* [Task details]
Pictures stay out of the copy; restate everything else in the material exactly.

* [Given material]
================================
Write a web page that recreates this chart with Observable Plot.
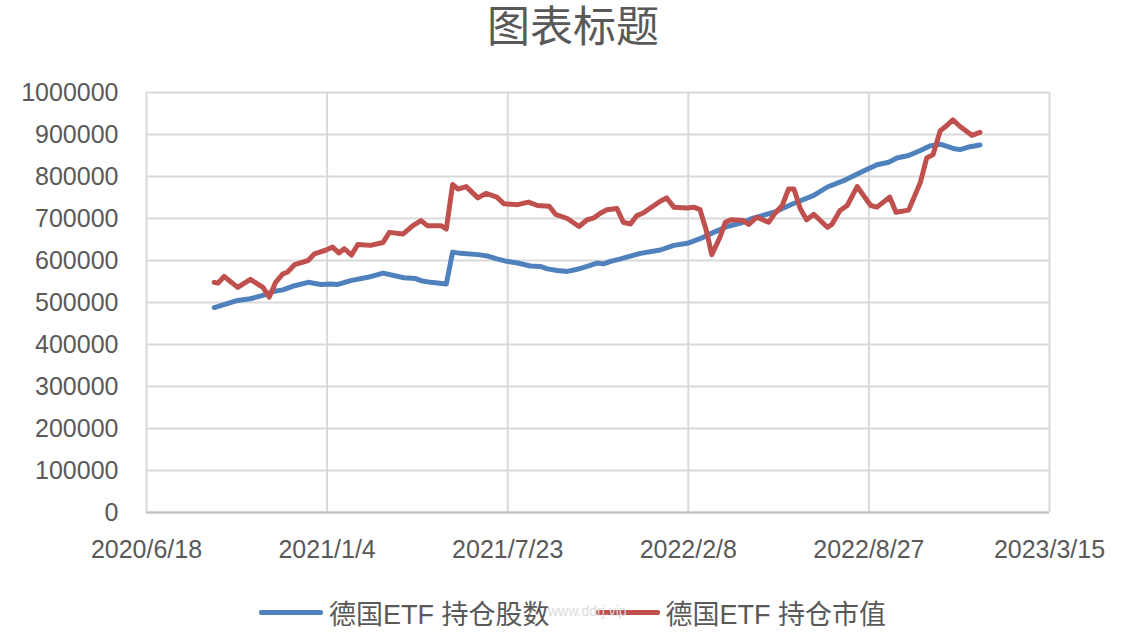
<!DOCTYPE html>
<html><head><meta charset="utf-8">
<script src="https://cdn.jsdelivr.net/npm/d3@7"></script>
<script src="https://cdn.jsdelivr.net/npm/@observablehq/plot@0.6"></script>
<style>
@font-face{font-family:"TitleCJK";src:local("Noto Sans CJK SC"),local("Noto Sans CJK SC Regular"),local("NotoSansCJKsc-Regular");ascent-override:92%;descent-override:14%;line-gap-override:0%;}
body{margin:0;background:#fff;}
#wrap{position:relative;width:1145px;height:632px;overflow:hidden;background:#fff;color:#595959;font-family:"Liberation Sans","Noto Sans CJK SC",sans-serif;}
#title{position:absolute;left:0;top:2px;width:1145px;text-align:center;font-family:"TitleCJK","Noto Sans CJK SC",sans-serif;font-weight:400;font-size:43px;line-height:normal;color:#595959;}
#chart{position:absolute;left:0;top:0;}
#legend{position:absolute;left:0;top:593px;width:1145px;height:38px;display:flex;justify-content:center;align-items:center;font-family:"Liberation Sans","Noto Sans CJK SC",sans-serif;font-size:27px;color:#595959;}
.sw{display:inline-block;width:64px;height:5px;border-radius:2px;margin-right:6px;}
.item{display:flex;align-items:center;}
#wm{position:absolute;left:548px;top:603px;font-size:14px;color:#dcdcdc;font-family:"Liberation Sans",sans-serif;}
</style></head>
<body>
<div id="wrap">
  <div id="title"></div>
  <div id="chart"></div>
  <div id="legend"></div>
  <div id="wm"></div>
</div>
<script>
const titleText = "图表标题";
const seriesNames = ["德国ETF 持仓股数", "德国ETF 持仓市值"];
const seriesColors = ["#4F81BD", "#C0504D"];
const watermark = "www.ddrj.vip";

const xTicks = ["2020-06-18","2021-01-04","2021-07-23","2022-02-08","2022-08-27","2023-03-15"];
const yTicks = [0,100000,200000,300000,400000,500000,600000,700000,800000,900000,1000000];

const sharesDates = ["2020-09-01","2020-09-27","2020-10-11","2020-10-25","2020-11-07","2020-11-16","2020-11-29","2020-12-14","2020-12-28","2021-01-08","2021-01-16","2021-01-30","2021-02-18","2021-03-07","2021-03-30","2021-04-12","2021-04-18","2021-04-29","2021-05-16","2021-05-23","2021-06-01","2021-06-20","2021-07-02","2021-07-11","2021-07-22","2021-08-03","2021-08-17","2021-08-28","2021-09-05","2021-09-16","2021-09-27","2021-10-08","2021-10-19","2021-10-30","2021-11-06","2021-11-14","2021-11-25","2021-12-17","2022-01-08","2022-01-23","2022-02-07","2022-02-21","2022-03-08","2022-03-23","2022-04-07","2022-04-21","2022-05-14","2022-06-04","2022-06-27","2022-07-12","2022-07-30","2022-08-21","2022-09-05","2022-09-18","2022-09-27","2022-10-10","2022-10-23","2022-11-03","2022-11-14","2022-11-30","2022-12-06","2022-12-17","2022-12-28"];
const sharesValues = [488000,505000,509000,517000,527000,530000,540000,548000,543000,544000,543000,552000,560000,570000,559000,557000,552000,548000,544000,620000,617000,614000,610000,604000,598000,594000,587000,586000,580000,576000,574000,579000,586000,594000,592000,598000,604000,617000,625000,636000,641000,652000,667000,681000,689000,701000,715000,735000,755000,775000,790000,813000,828000,834000,844000,850000,862000,873000,877000,866000,864000,871000,875000];

const valueDates = ["2020-09-01","2020-09-05","2020-09-12","2020-09-27","2020-10-11","2020-10-25","2020-11-01","2020-11-08","2020-11-16","2020-11-21","2020-11-29","2020-12-14","2020-12-21","2021-01-03","2021-01-10","2021-01-17","2021-01-23","2021-01-31","2021-02-07","2021-02-21","2021-03-07","2021-03-14","2021-03-29","2021-04-09","2021-04-18","2021-04-25","2021-05-10","2021-05-16","2021-05-23","2021-05-29","2021-06-07","2021-06-20","2021-06-29","2021-07-11","2021-07-19","2021-08-03","2021-08-15","2021-08-25","2021-09-07","2021-09-14","2021-09-27","2021-10-10","2021-10-19","2021-10-26","2021-11-03","2021-11-10","2021-11-21","2021-11-28","2021-12-06","2021-12-13","2021-12-20","2021-12-28","2022-01-08","2022-01-15","2022-01-23","2022-02-07","2022-02-14","2022-02-21","2022-02-28","2022-03-06","2022-03-15","2022-03-21","2022-03-27","2022-04-10","2022-04-16","2022-04-25","2022-05-08","2022-05-14","2022-05-23","2022-05-30","2022-06-05","2022-06-12","2022-06-19","2022-06-27","2022-07-12","2022-07-17","2022-07-26","2022-08-03","2022-08-14","2022-08-29","2022-09-05","2022-09-19","2022-09-26","2022-10-10","2022-10-23","2022-10-30","2022-11-06","2022-11-14","2022-11-19","2022-11-28","2022-12-06","2022-12-19","2022-12-28"];
const valueValues = [548000,546000,562000,536000,555000,536000,513000,548000,568000,572000,590000,600000,616000,625000,632000,618000,628000,613000,638000,636000,643000,667000,663000,683000,695000,683000,683000,675000,781000,770000,776000,749000,760000,751000,735000,733000,739000,731000,729000,710000,700000,681000,697000,701000,713000,721000,724000,691000,687000,707000,713000,725000,741000,749000,727000,725000,727000,721000,671000,614000,655000,691000,697000,695000,686000,703000,691000,710000,731000,770000,770000,723000,697000,710000,679000,686000,719000,731000,776000,731000,727000,751000,715000,720000,786000,844000,852000,909000,917000,935000,919000,898000,905000];

const parse = d3.utcParse("%Y-%m-%d");
const data = [
  ...sharesDates.map((d,i)=>({date:parse(d), value:sharesValues[i], series:seriesNames[0]})),
  ...valueDates.map((d,i)=>({date:parse(d), value:valueValues[i], series:seriesNames[1]}))
];
const xTickDates = xTicks.map(parse);
const fmtX = d => `${d.getUTCFullYear()}/${d.getUTCMonth()+1}/${d.getUTCDate()}`;

document.getElementById("title").textContent = titleText;

const chart = Plot.plot({
  width: 1145,
  height: 580,
  marginTop: 92,
  marginBottom: 68,
  marginLeft: 146,
  marginRight: 96,
  style: {fontFamily: '"Liberation Sans", sans-serif', fontSize: "25px", color: "#595959", background: "transparent"},
  x: {type: "utc", domain: [xTickDates[0], xTickDates[xTickDates.length-1]]},
  y: {domain: [0, 1000000]},
  color: {domain: seriesNames, range: seriesColors},
  marks: [
    Plot.gridY(yTicks, {stroke: "#d9d9d9", strokeOpacity: 1, strokeWidth: 2}),
    Plot.gridX(xTickDates, {stroke: "#d9d9d9", strokeOpacity: 1, strokeWidth: 2}),
    Plot.ruleY([0], {stroke: "#bfbfbf", strokeWidth: 2}),
    Plot.axisY(yTicks, {tickSize: 0, tickPadding: 28, tickFormat: d => String(d), label: null, fill: "#595959", fontSize: 25}),
    Plot.axisX(xTickDates, {tickSize: 0, tickPadding: 28, tickFormat: fmtX, label: null, fill: "#595959", fontSize: 25}),
    Plot.line(data, {x: "date", y: "value", z: "series", stroke: "series", strokeWidth: 5, strokeLinejoin: "round", strokeLinecap: "round"})
  ]
});
document.getElementById("chart").appendChild(chart);

const legend = document.getElementById("legend");
seriesNames.forEach((name, i) => {
  const item = document.createElement("div");
  item.className = "item";
  if (i > 0) item.style.marginLeft = "46px";
  const sw = document.createElement("span");
  sw.className = "sw";
  sw.style.background = seriesColors[i];
  const t = document.createElement("span");
  t.textContent = name;
  item.appendChild(sw); item.appendChild(t);
  legend.appendChild(item);
});
document.getElementById("wm").textContent = watermark;
</script>
</body></html>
================================
* [Exercise result]
Write a web page that recreates this chart with Observable Plot.
<!DOCTYPE html>
<html><head><meta charset="utf-8">
<script src="https://cdn.jsdelivr.net/npm/d3@7"></script>
<script src="https://cdn.jsdelivr.net/npm/@observablehq/plot@0.6"></script>
<style>
@font-face{font-family:"TitleCJK";src:local("Noto Sans CJK SC"),local("Noto Sans CJK SC Regular"),local("NotoSansCJKsc-Regular");ascent-override:92%;descent-override:14%;line-gap-override:0%;}
body{margin:0;background:#fff;}
#wrap{position:relative;width:1145px;height:632px;overflow:hidden;background:#fff;color:#595959;font-family:"Liberation Sans","Noto Sans CJK SC",sans-serif;}
#title{position:absolute;left:0;top:2px;width:1145px;text-align:center;font-family:"TitleCJK","Noto Sans CJK SC",sans-serif;font-weight:400;font-size:43px;line-height:normal;color:#595959;}
#chart{position:absolute;left:0;top:0;}
#legend{position:absolute;left:0;top:593px;width:1145px;height:38px;display:flex;justify-content:center;align-items:center;font-family:"Liberation Sans","Noto Sans CJK SC",sans-serif;font-size:27px;color:#595959;}
.sw{display:inline-block;width:64px;height:5px;border-radius:2px;margin-right:6px;}
.item{display:flex;align-items:center;}
#wm{position:absolute;left:548px;top:603px;font-size:14px;color:#dcdcdc;font-family:"Liberation Sans",sans-serif;}
</style></head>
<body>
<div id="wrap">
  <div id="title"></div>
  <div id="chart"></div>
  <div id="legend"></div>
  <div id="wm"></div>
</div>
<script>
const titleText = "图表标题";
const seriesNames = ["德国ETF 持仓股数", "德国ETF 持仓市值"];
const seriesColors = ["#4F81BD", "#C0504D"];
const watermark = "www.ddrj.vip";

const xTicks = ["2020-06-18","2021-01-04","2021-07-23","2022-02-08","2022-08-27","2023-03-15"];
const yTicks = [0,100000,200000,300000,400000,500000,600000,700000,800000,900000,1000000];

const sharesDates = ["2020-09-01","2020-09-27","2020-10-11","2020-10-25","2020-11-07","2020-11-16","2020-11-29","2020-12-14","2020-12-28","2021-01-08","2021-01-16","2021-01-30","2021-02-18","2021-03-07","2021-03-30","2021-04-12","2021-04-18","2021-04-29","2021-05-16","2021-05-23","2021-06-01","2021-06-20","2021-07-02","2021-07-11","2021-07-22","2021-08-03","2021-08-17","2021-08-28","2021-09-05","2021-09-16","2021-09-27","2021-10-08","2021-10-19","2021-10-30","2021-11-06","2021-11-14","2021-11-25","2021-12-17","2022-01-08","2022-01-23","2022-02-07","2022-02-21","2022-03-08","2022-03-23","2022-04-07","2022-04-21","2022-05-14","2022-06-04","2022-06-27","2022-07-12","2022-07-30","2022-08-21","2022-09-05","2022-09-18","2022-09-27","2022-10-10","2022-10-23","2022-11-03","2022-11-14","2022-11-30","2022-12-06","2022-12-17","2022-12-28"];
const sharesValues = [488000,505000,509000,517000,527000,530000,540000,548000,543000,544000,543000,552000,560000,570000,559000,557000,552000,548000,544000,620000,617000,614000,610000,604000,598000,594000,587000,586000,580000,576000,574000,579000,586000,594000,592000,598000,604000,617000,625000,636000,641000,652000,667000,681000,689000,701000,715000,735000,755000,775000,790000,813000,828000,834000,844000,850000,862000,873000,877000,866000,864000,871000,875000];

const valueDates = ["2020-09-01","2020-09-05","2020-09-12","2020-09-27","2020-10-11","2020-10-25","2020-11-01","2020-11-08","2020-11-16","2020-11-21","2020-11-29","2020-12-14","2020-12-21","2021-01-03","2021-01-10","2021-01-17","2021-01-23","2021-01-31","2021-02-07","2021-02-21","2021-03-07","2021-03-14","2021-03-29","2021-04-09","2021-04-18","2021-04-25","2021-05-10","2021-05-16","2021-05-23","2021-05-29","2021-06-07","2021-06-20","2021-06-29","2021-07-11","2021-07-19","2021-08-03","2021-08-15","2021-08-25","2021-09-07","2021-09-14","2021-09-27","2021-10-10","2021-10-19","2021-10-26","2021-11-03","2021-11-10","2021-11-21","2021-11-28","2021-12-06","2021-12-13","2021-12-20","2021-12-28","2022-01-08","2022-01-15","2022-01-23","2022-02-07","2022-02-14","2022-02-21","2022-02-28","2022-03-06","2022-03-15","2022-03-21","2022-03-27","2022-04-10","2022-04-16","2022-04-25","2022-05-08","2022-05-14","2022-05-23","2022-05-30","2022-06-05","2022-06-12","2022-06-19","2022-06-27","2022-07-12","2022-07-17","2022-07-26","2022-08-03","2022-08-14","2022-08-29","2022-09-05","2022-09-19","2022-09-26","2022-10-10","2022-10-23","2022-10-30","2022-11-06","2022-11-14","2022-11-19","2022-11-28","2022-12-06","2022-12-19","2022-12-28"];
const valueValues = [548000,546000,562000,536000,555000,536000,513000,548000,568000,572000,590000,600000,616000,625000,632000,618000,628000,613000,638000,636000,643000,667000,663000,683000,695000,683000,683000,675000,781000,770000,776000,749000,760000,751000,735000,733000,739000,731000,729000,710000,700000,681000,697000,701000,713000,721000,724000,691000,687000,707000,713000,725000,741000,749000,727000,725000,727000,721000,671000,614000,655000,691000,697000,695000,686000,703000,691000,710000,731000,770000,770000,723000,697000,710000,679000,686000,719000,731000,776000,731000,727000,751000,715000,720000,786000,844000,852000,909000,917000,935000,919000,898000,905000];

const parse = d3.utcParse("%Y-%m-%d");
const data = [
  ...sharesDates.map((d,i)=>({date:parse(d), value:sharesValues[i], series:seriesNames[0]})),
  ...valueDates.map((d,i)=>({date:parse(d), value:valueValues[i], series:seriesNames[1]}))
];
const xTickDates = xTicks.map(parse);
const fmtX = d => `${d.getUTCFullYear()}/${d.getUTCMonth()+1}/${d.getUTCDate()}`;

document.getElementById("title").textContent = titleText;

const chart = Plot.plot({
  width: 1145,
  height: 580,
  marginTop: 92,
  marginBottom: 68,
  marginLeft: 146,
  marginRight: 96,
  style: {fontFamily: '"Liberation Sans", sans-serif', fontSize: "25px", color: "#595959", background: "transparent"},
  x: {type: "utc", domain: [xTickDates[0], xTickDates[xTickDates.length-1]]},
  y: {domain: [0, 1000000]},
  color: {domain: seriesNames, range: seriesColors},
  marks: [
    Plot.gridY(yTicks, {stroke: "#d9d9d9", strokeOpacity: 1, strokeWidth: 2}),
    Plot.gridX(xTickDates, {stroke: "#d9d9d9", strokeOpacity: 1, strokeWidth: 2}),
    Plot.ruleY([0], {stroke: "#bfbfbf", strokeWidth: 2}),
    Plot.axisY(yTicks, {tickSize: 0, tickPadding: 28, tickFormat: d => String(d), label: null, fill: "#595959", fontSize: 25}),
    Plot.axisX(xTickDates, {tickSize: 0, tickPadding: 28, tickFormat: fmtX, label: null, fill: "#595959", fontSize: 25}),
    Plot.line(data, {x: "date", y: "value", z: "series", stroke: "series", strokeWidth: 5, strokeLinejoin: "round", strokeLinecap: "round"})
  ]
});
document.getElementById("chart").appendChild(chart);

const legend = document.getElementById("legend");
seriesNames.forEach((name, i) => {
  const item = document.createElement("div");
  item.className = "item";
  if (i > 0) item.style.marginLeft = "46px";
  const sw = document.createElement("span");
  sw.className = "sw";
  sw.style.background = seriesColors[i];
  const t = document.createElement("span");
  t.textContent = name;
  item.appendChild(sw); item.appendChild(t);
  legend.appendChild(item);
});
document.getElementById("wm").textContent = watermark;
</script>
</body></html>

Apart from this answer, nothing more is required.